People high in this skill of emotional leadership typically …
- Observe events that are likely to trigger emotional responses.
- Are able to predict what emotions are likely to arise from such events and how they will progress and change over time.
- Understand what drives people, what pushes their buttons, and what makes them feel better or worse, that is, what leads to change.
- Are able to understand the changes in others’ emotions for a broad range of situations and contexts
- Can foresee and evaluate implications of alternative courses of action.
The ability to predict emotion will help you to…

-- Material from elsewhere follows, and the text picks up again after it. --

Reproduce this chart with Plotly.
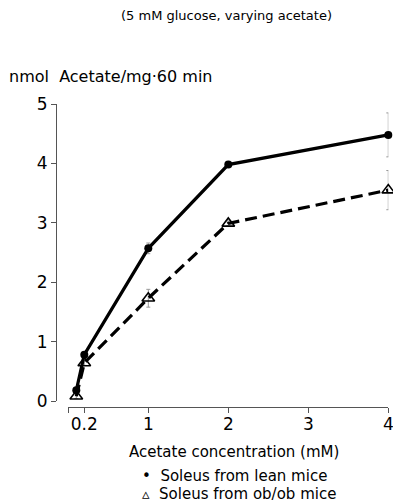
import plotly.graph_objects as go

# Data
acetate_mM = [0.1, 0.2, 1, 2, 4]
lean_values = [0.18, 0.78, 2.57, 3.98, 4.48]
lean_err = [0.04, 0.04, 0.09, 0.04, 0.37]
obob_values = [0.08, 0.64, 1.73, 2.99, 3.55]
obob_err = [0.04, 0.04, 0.15, 0.04, 0.33]

x_tickvals = [0, 0.2, 1, 2, 3, 4]
x_ticktext = ["", "0.2", "1", "2", "3", "4"]
y_tickvals = [0, 1, 2, 3, 4, 5]

title_text = "(5 mM glucose, varying acetate)"
ylabel_text = "nmol  Acetate/mg\u00b760 min"
xlabel_text = "Acetate concentration (mM)"
legend_lean = "\u2022  Soleus from lean mice"
legend_obob = "\u25b5  Soleus from ob/ob mice"

W, H = 393, 504
FONT = "DejaVu Sans"

def px(x):
    return x / W

def py(y):
    return 1 - y / H

fig = go.Figure()

fig.add_trace(go.Scatter(
    x=acetate_mM, y=obob_values, mode="lines+markers",
    line=dict(color="black", width=3.2, dash="12px,6px"),
    marker=dict(symbol="triangle-up-open", size=11, color="black", line=dict(width=1.6, color="black")),
    error_y=dict(type="data", array=obob_err, color="#999", thickness=1, width=2),
    cliponaxis=False, showlegend=False,
))
fig.add_trace(go.Scatter(
    x=acetate_mM, y=lean_values, mode="lines+markers",
    line=dict(color="black", width=3.2),
    marker=dict(symbol="circle", size=8, color="black"),
    error_y=dict(type="data", array=lean_err, color="#999", thickness=1, width=2),
    cliponaxis=False, showlegend=False,
))

fig.update_layout(
    width=W, height=H,
    template="none",
    paper_bgcolor="white", plot_bgcolor="white",
    margin=dict(l=0, r=0, t=0, b=0),
    font=dict(family=FONT, color="black"),
    xaxis=dict(
        domain=[px(68.3), px(388.3)], range=[0, 4],
        anchor="free", position=py(406.7),
        tickvals=x_tickvals, ticktext=x_ticktext,
        showline=True, linecolor="#555", linewidth=1,
        ticks="outside", ticklen=5, tickcolor="#555", tickwidth=1,
        tickfont=dict(family=FONT, size=17, color="black"),
        ticklabeloverflow="allow", ticklabelstandoff=-3,
        showgrid=False, zeroline=False, automargin=False,
    ),
    yaxis=dict(
        domain=[py(401), py(104)], range=[0, 5],
        anchor="free", position=px(56),
        tickvals=y_tickvals,
        showline=True, linecolor="#555", linewidth=1,
        ticks="outside", ticklen=5, tickcolor="#555", tickwidth=1,
        tickfont=dict(family=FONT, size=17, color="black"),
        ticklabeloverflow="allow",
        showgrid=False, zeroline=False, automargin=False,
    ),
    annotations=[
        dict(text=title_text, x=px(226), y=py(15), xref="paper", yref="paper",
             showarrow=False, xanchor="center", yanchor="middle",
             font=dict(family=FONT, size=13)),
        dict(text=ylabel_text, x=px(7), y=py(76), xref="paper", yref="paper",
             showarrow=False, xanchor="left", yanchor="middle",
             font=dict(family=FONT, size=16)),
        dict(text=xlabel_text, x=px(234), y=py(452), xref="paper", yref="paper",
             showarrow=False, xanchor="center", yanchor="middle",
             font=dict(family=FONT, size=15)),
        dict(text=legend_lean, x=px(140), y=py(476), xref="paper", yref="paper",
             showarrow=False, xanchor="left", yanchor="middle",
             font=dict(family=FONT, size=15)),
        dict(text=legend_obob, x=px(140), y=py(494), xref="paper", yref="paper",
             showarrow=False, xanchor="left", yanchor="middle",
             font=dict(family=FONT, size=15)),
    ],
)

fig.write_html(
    "out.html",
    config={"displayModeBar": False},
    post_script=(
        "document.body.style.margin='0';"
        "document.body.style.overflow='hidden';"
        "document.documentElement.style.overflow='hidden';"
    ),
)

UNDERSTAND: What events give rise to which emotions and how they change over time.
DO:
- Predict the emotional change process – Helps to plan outcomes more skillfully
- Distinguish emotional arousal – More intense forms of emotion states are distinctive
- Understand defence mechanisms – What the ego uses to cope with the drama of life
DO NOT:
- Fall for Othello’s error – You see in others what you fail to see in yourself
- Wait on a crisis for change – Embrace change before emotional arousal
- Remain entrapped by conditioning – Move from anger to assertion, anxiety to appreciation
MEASURE SUCCESS:
You have been successful predicting emotion when others see you:
- Accurately predict the change process and how emotions progress over time
- Describing the preceding event and consequences of distinctive intense emotions
- Understanding attachment to defence mechanisms your personality uses to cope
UNDERSTAND:
Knowing emotion – what you and others are feeling – also involves knowing how these emotions came to be, what the triggers were, and what will happen next? You need to grasp how emotions progress and change over time in order to predict accurately your own and others’ emotions.